Ralph Pollex war einer Karriere als Profi nicht abgeneigt

Unter Amateuren hat Ralph Pollex auf höchstem Niveau Fußball gespielt. Auch einer Karriere als Profi war der Fellbacher nicht abgeneigt. Sonst wäre er nicht 1985 in die A-Jugend des VfB Stuttgart gewechselt. Die Talentspäher des großen Nachbarvereins waren bei Spielen der Rems-Murr-Bezirksauswahl auf ihn aufmerksam geworden. Wenig später wurde Ralph Pollex zum Probetraining an den Wasen eingeladen. „Ich habe gleich mit der ersten Mannschaft der Junioren trainiert.“ Unter anderen mit Eberhard Trautner oder Erwin Waldner, die beide später einen Profi-Vertrag bekamen.
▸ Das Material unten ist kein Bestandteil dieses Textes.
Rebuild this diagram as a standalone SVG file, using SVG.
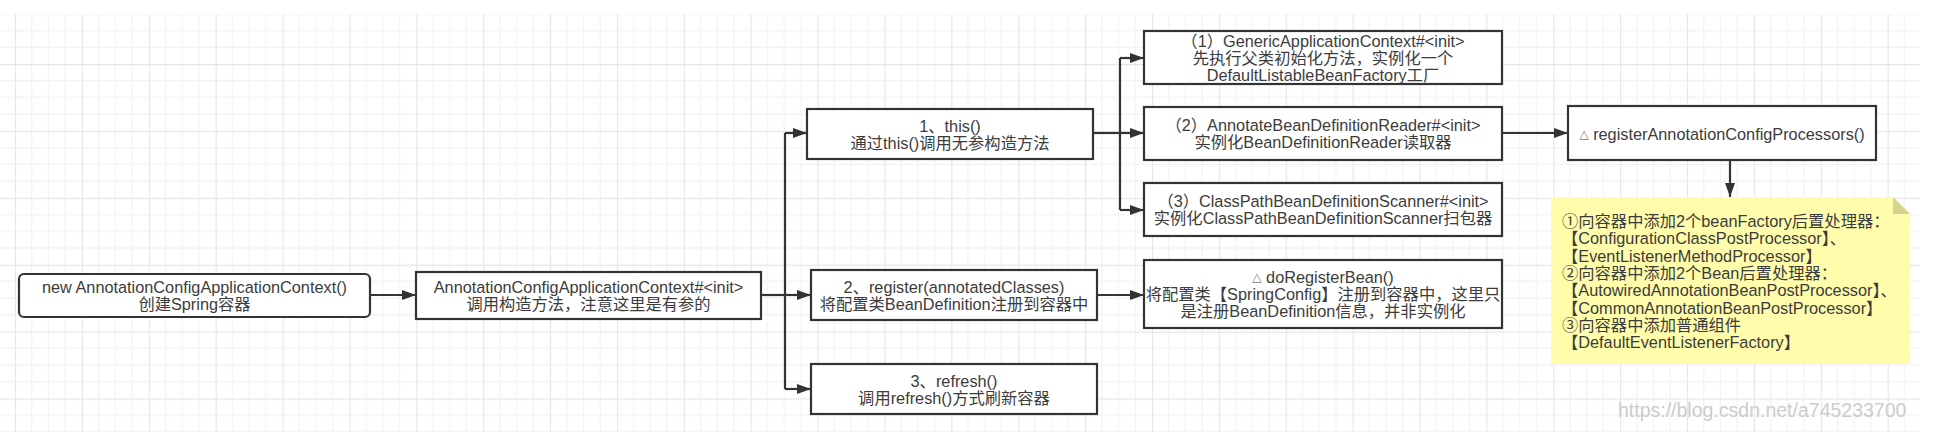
<svg xmlns="http://www.w3.org/2000/svg" width="1948" height="432" viewBox="0 0 1948 432">
<style>
.box{fill:#ffffff;stroke:#333333;stroke-width:2.2}
.t{font-family:"Liberation Sans","Noto Sans CJK SC",sans-serif;font-size:16.3px;fill:#3c3c3c;text-anchor:middle}
.nt{font-family:"Liberation Sans","Noto Sans CJK SC",sans-serif;font-size:16.3px;fill:#3c3c3c}
.ic{font-family:"DejaVu Sans",sans-serif;font-size:12px;fill:#777777}
.c{fill:none;stroke:#333333;stroke-width:2.2}
.ca{fill:none;stroke:#333333;stroke-width:2.2;marker-end:url(#arr)}
.wm{font-family:"Liberation Sans",sans-serif;font-size:19.5px;fill:#cccccc}
</style>
<defs>
<marker id="arr" markerUnits="userSpaceOnUse" markerWidth="14" markerHeight="10" refX="14" refY="5" orient="auto">
<path d="M0,0 L14,5 L0,10 z" fill="#333333"/>
</marker>
<pattern id="grid" patternUnits="userSpaceOnUse" x="15" y="-2.88" width="66.88" height="66.88">
<path d="M16.72,0 V66.88 M33.44,0 V66.88 M50.16,0 V66.88 M0,16.72 H66.88 M0,33.44 H66.88 M0,50.16 H66.88" stroke="#f3f3f3" stroke-width="1.3" fill="none"/>
<path d="M0.5,0 V66.88 M0,0.5 H66.88" stroke="#e6e6e6" stroke-width="1.3" fill="none"/>
</pattern>
</defs>
<rect x="0" y="0" width="1948" height="432" fill="#ffffff"/>
<rect x="0" y="14" width="1920" height="418" fill="url(#grid)"/>

<g id="connectors">
<path class="ca" d="M370,295 H416"/>
<path class="c" d="M761,295 H785"/>
<path class="c" d="M785,133 V389"/>
<path class="ca" d="M785,133 H807"/>
<path class="ca" d="M785,295 H811"/>
<path class="ca" d="M785,389 H811"/>
<path class="c" d="M1093,133 H1120"/>
<path class="c" d="M1120,58 V210"/>
<path class="ca" d="M1120,58 H1144"/>
<path class="ca" d="M1120,133 H1144"/>
<path class="ca" d="M1120,210 H1144"/>
<path class="ca" d="M1097,295 H1144"/>
<path class="ca" d="M1502,133 H1568"/>
<path class="ca" d="M1730,160 V197"/>
</g>

<g id="node-new">
<rect class="box" x="19" y="274" width="351" height="43" rx="5"/>
<text class="t" x="194.5" y="293">new AnnotationConfigApplicationContext()</text>
<text class="t" x="194.5" y="310">创建Spring容器</text>
</g>

<g id="node-init">
<rect class="box" x="416" y="272" width="345" height="47"/>
<text class="t" x="588.5" y="293">AnnotationConfigApplicationContext#&lt;init&gt;</text>
<text class="t" x="588.5" y="310">调用构造方法，注意这里是有参的</text>
</g>

<g id="node-this">
<rect class="box" x="807" y="109" width="286" height="50"/>
<text class="t" x="950" y="131.5">1、this()</text>
<text class="t" x="950" y="148.5">通过this()调用无参构造方法</text>
</g>

<g id="node-register">
<rect class="box" x="811" y="270" width="286" height="50"/>
<text class="t" x="954" y="292.5">2、register(annotatedClasses)</text>
<text class="t" x="954" y="309.5">将配置类BeanDefinition注册到容器中</text>
</g>

<g id="node-refresh">
<rect class="box" x="811" y="364" width="286" height="50"/>
<text class="t" x="954" y="386.5">3、refresh()</text>
<text class="t" x="954" y="403.5">调用refresh()方式刷新容器</text>
</g>

<g id="node-generic">
<rect class="box" x="1144" y="31" width="358" height="53"/>
<text class="t" x="1323" y="46.5">（1）GenericApplicationContext#&lt;init&gt;</text>
<text class="t" x="1323" y="63.5">先执行父类初始化方法，实例化一个</text>
<text class="t" x="1323" y="80.5">DefaultListableBeanFactory工厂</text>
</g>

<g id="node-reader">
<rect class="box" x="1144" y="107" width="358" height="53"/>
<text class="t" x="1323" y="131">（2）AnnotateBeanDefinitionReader#&lt;init&gt;</text>
<text class="t" x="1323" y="148">实例化BeanDefinitionReader读取器</text>
</g>

<g id="node-scanner">
<rect class="box" x="1144" y="183" width="358" height="53"/>
<text class="t" x="1323" y="207">（3）ClassPathBeanDefinitionScanner#&lt;init&gt;</text>
<text class="t" x="1323" y="224">实例化ClassPathBeanDefinitionScanner扫包器</text>
</g>

<g id="node-doregister">
<rect class="box" x="1144" y="260" width="358" height="68"/>
<text class="t" x="1323" y="283"><tspan class="ic" dy="-2">△</tspan><tspan dy="2"> doRegisterBean()</tspan></text>
<text class="t" x="1323" y="300">将配置类【SpringConfig】注册到容器中，这里只</text>
<text class="t" x="1323" y="317">是注册BeanDefinition信息，并非实例化</text>
</g>

<g id="node-processors">
<rect class="box" x="1568" y="106" width="308" height="54"/>
<text class="t" x="1722" y="139.5"><tspan class="ic" dy="-2">△</tspan><tspan dy="2"> registerAnnotationConfigProcessors()</tspan></text>
</g>

<g id="note">
<path d="M1551,197 H1893 L1910,214 V364 H1551 Z" fill="#fffcab"/>
<path d="M1893,197 L1910,214 H1893 Z" fill="#d6d38c"/>
<text class="nt" x="1562" y="227">①向容器中添加2个beanFactory后置处理器：</text>
<text class="nt" x="1562" y="244.3">【ConfigurationClassPostProcessor】、</text>
<text class="nt" x="1562" y="261.6">【EventListenerMethodProcessor】</text>
<text class="nt" x="1562" y="278.9">②向容器中添加2个Bean后置处理器：</text>
<text class="nt" x="1562" y="296.2">【AutowiredAnnotationBeanPostProcessor】、</text>
<text class="nt" x="1562" y="313.5">【CommonAnnotationBeanPostProcessor】</text>
<text class="nt" x="1562" y="330.8">③向容器中添加普通组件</text>
<text class="nt" x="1562" y="348.1">【DefaultEventListenerFactory】</text>
</g>

<text class="wm" x="1618" y="417">https://blog.csdn.net/a745233700</text>
</svg>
Zwei Jahre war Ralph Pollex bei den A-Junioren des VfB Stuttgart, reiste mit dem Team zu Turnieren nach Belgrad und Valencia. „Daheim waren wir auch mal die lebende Mauer, wenn Karl Allgöwer Freistöße trainiert hat.“ Oder sie durften Jürgen Klinsmann als Sparringspartner im Strafraum nicht nur auf die Schlappen stehen. „Ellbogeneinsatz war ausdrücklich gewünscht.“ 1987/1988 spielte Ralph Pollex eine Saison unter Trainer Willi Entenmann bei den VfB-Amateuren in der Oberliga. „Ich wäre gern geblieben, aber ich habe keinen Vertrag mehr bekommen.“ Dafür bekam er ein Angebot als Vertragsamateur von den Stuttgarter Kickers, damals Zweitligist. „Ich hätte mit den Profis trainieren können, aber ich war mit meiner Ausbildung zum Werkzeugmacher noch nicht fertig.“

1993 kehrte Ralph Pollex nach vielen Stationen zum SVF zurück

Ralph Pollex verfolgte fortan konsequent das Ziel, „so hoch wie möglich im Amateurbereich zu spielen“. Es folgten kurze Gastspiele beim Verbandsligisten SV Stuttgart-Rot und beim gleichklassigen TSV Eltingen. Dessen damals neuer Übungsleiter Walter Güntner war bis 1988 Trainer der U19 des VfB und damit auch von Ralph Pollex gewesen. „Jugendtrainer sind für mich ganz wichtig gewesen. Sie haben mir über das Fußballspielen hinaus etwas beigebracht. Zum Beispiel, wie man mit Anstand verliert.“ Als Walter Güntner nach zwölf Wochen hinschmiss, ging auch Ralph Pollex. Es folgten Stationen bei den Oberligisten VfR Aalen, VfR Sindelfingen und FC Pforzheim. 1993 kehrte Ralph Pollex zum SVF zurück, damals in der Landesliga. „Und ich habe in Stuttgart meinen Maschinenbautechniker gemacht.“

So wie es gekommen ist, sei es gut, sagt Ralph Pollex, der sein Talent an Sohn Niklas weitergegeben hat, der für die TSG Backnang in der Oberliga spielt. Zumal seine Fußballer-Laufbahn, die auf dem ehemaligen Bolzplatz in der Postsiedlung oder dem Spielfeld beim Friedrich-Schiller-Gymnasium begann, gleich zu Beginn ins Wasser zu fallen drohte. Denn als er 1976 zu den E-Jugendlichen des SV Fellbach kam, sollte der Talentierte auf Wunsch des Trainers Axel Stimmler ins erste Team wechseln. Der Achtjährige wollte aber lieber mit seinen nicht ganz so ballbegabten Kumpels aus der Maickler-Grundschule in der zweiten Mannschaft kicken. „Also habe ich sofort wieder aufgehört und bin demonstrativ ein Jahr ins Schwimmtraining beim SVF gegangen. Aber das war dann doch nichts für mich“, sagt Ralph Pollex und lacht.